Strong people don’t need strong leaders.
Ella Baker serves as an example from history of how an organizer with a liberatory political practice engaged non-hierarchy. Baker worked in the cooperative movement in Harlem in the 1930s, was a field secretary and director of branches for the NAACP in the 1940s, worked alongside Dr. King in setting up the Southern Christian Leadership Conference in the 1950s, and was the intellectual and spiritual force behind the Student Nonviolent Coordinating Committee (SNCC) formed in the 1960s.
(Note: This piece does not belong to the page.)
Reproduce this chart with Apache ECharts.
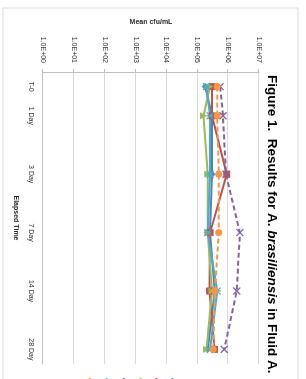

In the words of Ella’s Daughters, a contemporary network of women inspired by Baker’s legacy: “Ella rejected the idea that any single charismatic leader can save us. “Strong people don’t need strong leaders,” she insisted.” The book “Ella Baker & The Black Freedom Movement” points out “Neither of them [White or Du Bois] was the kind of organizer Baker modeled herself after; such high-profile, public figures did not draw her … it was the brave and unheralded local people.” “In Baker’s political philosophy, personal relationships were the building blocks that led to solidarity and collective action.” “A fundamental commitment to democratic practice distinguished Ella Baker’s progressive politics. She despised elitism and placed her confidence in the many rather than the few, however, talented and enlightened they might be. Moreover, she had come to recognize that the bedrock of any serious social change … lies … in the commitment and hard work of the rank-and-file membership and willingness and ability of those members to engage in vibrant and reciprocal process of discussion, debate and decision-making.”